> _AIM OF THE EXERCISE_:
Go through the records and give each one again exactly.

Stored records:

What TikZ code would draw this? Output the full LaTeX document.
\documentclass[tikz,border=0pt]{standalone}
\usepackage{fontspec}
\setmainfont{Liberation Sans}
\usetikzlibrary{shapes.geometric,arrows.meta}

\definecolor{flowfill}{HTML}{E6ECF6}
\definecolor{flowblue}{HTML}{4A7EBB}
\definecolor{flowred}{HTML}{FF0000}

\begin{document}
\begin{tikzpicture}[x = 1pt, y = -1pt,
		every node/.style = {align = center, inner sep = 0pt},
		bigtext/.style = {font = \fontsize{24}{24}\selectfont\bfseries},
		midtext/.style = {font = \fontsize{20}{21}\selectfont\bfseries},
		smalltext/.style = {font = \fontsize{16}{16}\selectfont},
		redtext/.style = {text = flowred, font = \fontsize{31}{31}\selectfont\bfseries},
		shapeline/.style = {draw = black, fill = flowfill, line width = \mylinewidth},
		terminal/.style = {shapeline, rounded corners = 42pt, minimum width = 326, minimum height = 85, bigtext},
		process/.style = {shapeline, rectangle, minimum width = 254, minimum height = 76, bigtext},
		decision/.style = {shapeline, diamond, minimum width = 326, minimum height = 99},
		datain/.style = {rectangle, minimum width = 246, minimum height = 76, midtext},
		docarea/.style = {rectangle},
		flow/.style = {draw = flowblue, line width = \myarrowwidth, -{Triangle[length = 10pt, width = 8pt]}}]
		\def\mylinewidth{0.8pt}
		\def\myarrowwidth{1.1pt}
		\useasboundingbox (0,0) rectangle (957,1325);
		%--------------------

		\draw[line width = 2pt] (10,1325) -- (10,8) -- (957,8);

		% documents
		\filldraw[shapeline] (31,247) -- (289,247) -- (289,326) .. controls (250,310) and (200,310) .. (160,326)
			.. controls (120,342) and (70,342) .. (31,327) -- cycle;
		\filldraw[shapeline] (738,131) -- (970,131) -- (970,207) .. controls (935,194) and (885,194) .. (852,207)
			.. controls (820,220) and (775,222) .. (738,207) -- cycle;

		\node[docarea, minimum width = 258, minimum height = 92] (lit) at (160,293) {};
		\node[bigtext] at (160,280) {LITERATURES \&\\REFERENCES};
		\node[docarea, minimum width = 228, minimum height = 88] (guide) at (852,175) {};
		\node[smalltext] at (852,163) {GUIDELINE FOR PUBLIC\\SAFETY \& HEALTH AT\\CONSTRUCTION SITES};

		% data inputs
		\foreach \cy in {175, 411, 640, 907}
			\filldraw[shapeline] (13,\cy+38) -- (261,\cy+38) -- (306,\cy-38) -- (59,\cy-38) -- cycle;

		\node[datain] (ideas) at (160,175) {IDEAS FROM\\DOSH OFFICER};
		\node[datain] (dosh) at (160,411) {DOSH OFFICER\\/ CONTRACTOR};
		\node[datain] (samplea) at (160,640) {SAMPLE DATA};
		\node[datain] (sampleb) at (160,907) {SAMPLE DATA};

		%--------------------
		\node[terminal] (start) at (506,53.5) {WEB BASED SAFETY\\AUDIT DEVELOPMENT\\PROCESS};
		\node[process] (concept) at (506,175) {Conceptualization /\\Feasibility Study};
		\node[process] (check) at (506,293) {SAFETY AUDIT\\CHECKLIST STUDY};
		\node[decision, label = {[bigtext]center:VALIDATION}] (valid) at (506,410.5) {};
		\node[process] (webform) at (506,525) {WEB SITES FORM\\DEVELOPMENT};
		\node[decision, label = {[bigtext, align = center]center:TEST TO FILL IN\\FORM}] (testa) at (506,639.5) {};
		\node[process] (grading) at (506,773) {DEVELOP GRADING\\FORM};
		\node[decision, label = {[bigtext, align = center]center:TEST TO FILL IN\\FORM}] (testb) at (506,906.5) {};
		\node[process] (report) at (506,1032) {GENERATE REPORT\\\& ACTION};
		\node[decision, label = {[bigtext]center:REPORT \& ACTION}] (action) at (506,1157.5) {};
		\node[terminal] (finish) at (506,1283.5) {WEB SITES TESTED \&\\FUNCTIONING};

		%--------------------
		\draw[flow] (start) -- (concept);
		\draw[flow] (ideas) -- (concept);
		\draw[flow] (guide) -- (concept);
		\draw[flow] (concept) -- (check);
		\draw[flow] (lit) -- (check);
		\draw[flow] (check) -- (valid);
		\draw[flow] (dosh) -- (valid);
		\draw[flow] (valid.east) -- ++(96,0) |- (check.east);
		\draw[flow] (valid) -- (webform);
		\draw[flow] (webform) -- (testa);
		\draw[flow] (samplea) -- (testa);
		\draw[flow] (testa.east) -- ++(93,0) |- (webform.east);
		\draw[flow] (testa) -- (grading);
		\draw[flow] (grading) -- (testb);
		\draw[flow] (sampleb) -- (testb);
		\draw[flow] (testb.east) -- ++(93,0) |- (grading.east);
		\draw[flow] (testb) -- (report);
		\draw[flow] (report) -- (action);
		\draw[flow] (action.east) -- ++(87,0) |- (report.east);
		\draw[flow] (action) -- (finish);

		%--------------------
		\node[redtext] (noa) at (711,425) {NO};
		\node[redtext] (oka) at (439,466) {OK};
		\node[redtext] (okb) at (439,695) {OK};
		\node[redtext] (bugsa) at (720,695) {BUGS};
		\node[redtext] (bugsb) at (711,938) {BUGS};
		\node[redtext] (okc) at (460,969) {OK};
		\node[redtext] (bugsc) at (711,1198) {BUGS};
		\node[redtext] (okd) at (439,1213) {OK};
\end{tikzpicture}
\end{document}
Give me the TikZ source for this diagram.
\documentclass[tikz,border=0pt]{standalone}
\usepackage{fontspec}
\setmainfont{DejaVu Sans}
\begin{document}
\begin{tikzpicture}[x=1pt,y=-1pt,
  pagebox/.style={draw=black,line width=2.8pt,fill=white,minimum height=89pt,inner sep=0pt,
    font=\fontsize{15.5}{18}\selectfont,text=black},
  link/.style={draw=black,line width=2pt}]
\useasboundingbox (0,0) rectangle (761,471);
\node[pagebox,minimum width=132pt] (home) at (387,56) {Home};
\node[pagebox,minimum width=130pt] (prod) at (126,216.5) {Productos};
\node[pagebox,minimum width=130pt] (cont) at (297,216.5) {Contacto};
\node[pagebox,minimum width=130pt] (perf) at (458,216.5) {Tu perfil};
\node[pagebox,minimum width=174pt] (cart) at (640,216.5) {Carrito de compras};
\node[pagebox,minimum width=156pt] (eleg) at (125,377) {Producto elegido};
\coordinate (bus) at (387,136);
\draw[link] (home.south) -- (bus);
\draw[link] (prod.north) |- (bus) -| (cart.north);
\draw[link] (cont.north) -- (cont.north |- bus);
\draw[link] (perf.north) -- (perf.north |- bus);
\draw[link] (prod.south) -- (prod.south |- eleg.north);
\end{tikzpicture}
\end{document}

> _RESPONSE TO THE EXERCISE_:
What TikZ code would draw this? Output the full LaTeX document.
\documentclass[tikz,border=0pt]{standalone}
\usepackage{fontspec}
\setmainfont{Liberation Sans}
\usetikzlibrary{shapes.geometric,arrows.meta}

\definecolor{flowfill}{HTML}{E6ECF6}
\definecolor{flowblue}{HTML}{4A7EBB}
\definecolor{flowred}{HTML}{FF0000}

\begin{document}
\begin{tikzpicture}[x = 1pt, y = -1pt,
		every node/.style = {align = center, inner sep = 0pt},
		bigtext/.style = {font = \fontsize{24}{24}\selectfont\bfseries},
		midtext/.style = {font = \fontsize{20}{21}\selectfont\bfseries},
		smalltext/.style = {font = \fontsize{16}{16}\selectfont},
		redtext/.style = {text = flowred, font = \fontsize{31}{31}\selectfont\bfseries},
		shapeline/.style = {draw = black, fill = flowfill, line width = \mylinewidth},
		terminal/.style = {shapeline, rounded corners = 42pt, minimum width = 326, minimum height = 85, bigtext},
		process/.style = {shapeline, rectangle, minimum width = 254, minimum height = 76, bigtext},
		decision/.style = {shapeline, diamond, minimum width = 326, minimum height = 99},
		datain/.style = {rectangle, minimum width = 246, minimum height = 76, midtext},
		docarea/.style = {rectangle},
		flow/.style = {draw = flowblue, line width = \myarrowwidth, -{Triangle[length = 10pt, width = 8pt]}}]
		\def\mylinewidth{0.8pt}
		\def\myarrowwidth{1.1pt}
		\useasboundingbox (0,0) rectangle (957,1325);
		%--------------------

		\draw[line width = 2pt] (10,1325) -- (10,8) -- (957,8);

		% documents
		\filldraw[shapeline] (31,247) -- (289,247) -- (289,326) .. controls (250,310) and (200,310) .. (160,326)
			.. controls (120,342) and (70,342) .. (31,327) -- cycle;
		\filldraw[shapeline] (738,131) -- (970,131) -- (970,207) .. controls (935,194) and (885,194) .. (852,207)
			.. controls (820,220) and (775,222) .. (738,207) -- cycle;

		\node[docarea, minimum width = 258, minimum height = 92] (lit) at (160,293) {};
		\node[bigtext] at (160,280) {LITERATURES \&\\REFERENCES};
		\node[docarea, minimum width = 228, minimum height = 88] (guide) at (852,175) {};
		\node[smalltext] at (852,163) {GUIDELINE FOR PUBLIC\\SAFETY \& HEALTH AT\\CONSTRUCTION SITES};

		% data inputs
		\foreach \cy in {175, 411, 640, 907}
			\filldraw[shapeline] (13,\cy+38) -- (261,\cy+38) -- (306,\cy-38) -- (59,\cy-38) -- cycle;

		\node[datain] (ideas) at (160,175) {IDEAS FROM\\DOSH OFFICER};
		\node[datain] (dosh) at (160,411) {DOSH OFFICER\\/ CONTRACTOR};
		\node[datain] (samplea) at (160,640) {SAMPLE DATA};
		\node[datain] (sampleb) at (160,907) {SAMPLE DATA};

		%--------------------
		\node[terminal] (start) at (506,53.5) {WEB BASED SAFETY\\AUDIT DEVELOPMENT\\PROCESS};
		\node[process] (concept) at (506,175) {Conceptualization /\\Feasibility Study};
		\node[process] (check) at (506,293) {SAFETY AUDIT\\CHECKLIST STUDY};
		\node[decision, label = {[bigtext]center:VALIDATION}] (valid) at (506,410.5) {};
		\node[process] (webform) at (506,525) {WEB SITES FORM\\DEVELOPMENT};
		\node[decision, label = {[bigtext, align = center]center:TEST TO FILL IN\\FORM}] (testa) at (506,639.5) {};
		\node[process] (grading) at (506,773) {DEVELOP GRADING\\FORM};
		\node[decision, label = {[bigtext, align = center]center:TEST TO FILL IN\\FORM}] (testb) at (506,906.5) {};
		\node[process] (report) at (506,1032) {GENERATE REPORT\\\& ACTION};
		\node[decision, label = {[bigtext]center:REPORT \& ACTION}] (action) at (506,1157.5) {};
		\node[terminal] (finish) at (506,1283.5) {WEB SITES TESTED \&\\FUNCTIONING};

		%--------------------
		\draw[flow] (start) -- (concept);
		\draw[flow] (ideas) -- (concept);
		\draw[flow] (guide) -- (concept);
		\draw[flow] (concept) -- (check);
		\draw[flow] (lit) -- (check);
		\draw[flow] (check) -- (valid);
		\draw[flow] (dosh) -- (valid);
		\draw[flow] (valid.east) -- ++(96,0) |- (check.east);
		\draw[flow] (valid) -- (webform);
		\draw[flow] (webform) -- (testa);
		\draw[flow] (samplea) -- (testa);
		\draw[flow] (testa.east) -- ++(93,0) |- (webform.east);
		\draw[flow] (testa) -- (grading);
		\draw[flow] (grading) -- (testb);
		\draw[flow] (sampleb) -- (testb);
		\draw[flow] (testb.east) -- ++(93,0) |- (grading.east);
		\draw[flow] (testb) -- (report);
		\draw[flow] (report) -- (action);
		\draw[flow] (action.east) -- ++(87,0) |- (report.east);
		\draw[flow] (action) -- (finish);

		%--------------------
		\node[redtext] (noa) at (711,425) {NO};
		\node[redtext] (oka) at (439,466) {OK};
		\node[redtext] (okb) at (439,695) {OK};
		\node[redtext] (bugsa) at (720,695) {BUGS};
		\node[redtext] (bugsb) at (711,938) {BUGS};
		\node[redtext] (okc) at (460,969) {OK};
		\node[redtext] (bugsc) at (711,1198) {BUGS};
		\node[redtext] (okd) at (439,1213) {OK};
\end{tikzpicture}
\end{document}
Give me the TikZ source for this diagram.
\documentclass[tikz,border=0pt]{standalone}
\usepackage{fontspec}
\setmainfont{DejaVu Sans}
\begin{document}
\begin{tikzpicture}[x=1pt,y=-1pt,
  pagebox/.style={draw=black,line width=2.8pt,fill=white,minimum height=89pt,inner sep=0pt,
    font=\fontsize{15.5}{18}\selectfont,text=black},
  link/.style={draw=black,line width=2pt}]
\useasboundingbox (0,0) rectangle (761,471);
\node[pagebox,minimum width=132pt] (home) at (387,56) {Home};
\node[pagebox,minimum width=130pt] (prod) at (126,216.5) {Productos};
\node[pagebox,minimum width=130pt] (cont) at (297,216.5) {Contacto};
\node[pagebox,minimum width=130pt] (perf) at (458,216.5) {Tu perfil};
\node[pagebox,minimum width=174pt] (cart) at (640,216.5) {Carrito de compras};
\node[pagebox,minimum width=156pt] (eleg) at (125,377) {Producto elegido};
\coordinate (bus) at (387,136);
\draw[link] (home.south) -- (bus);
\draw[link] (prod.north) |- (bus) -| (cart.north);
\draw[link] (cont.north) -- (cont.north |- bus);
\draw[link] (perf.north) -- (perf.north |- bus);
\draw[link] (prod.south) -- (prod.south |- eleg.north);
\end{tikzpicture}
\end{document}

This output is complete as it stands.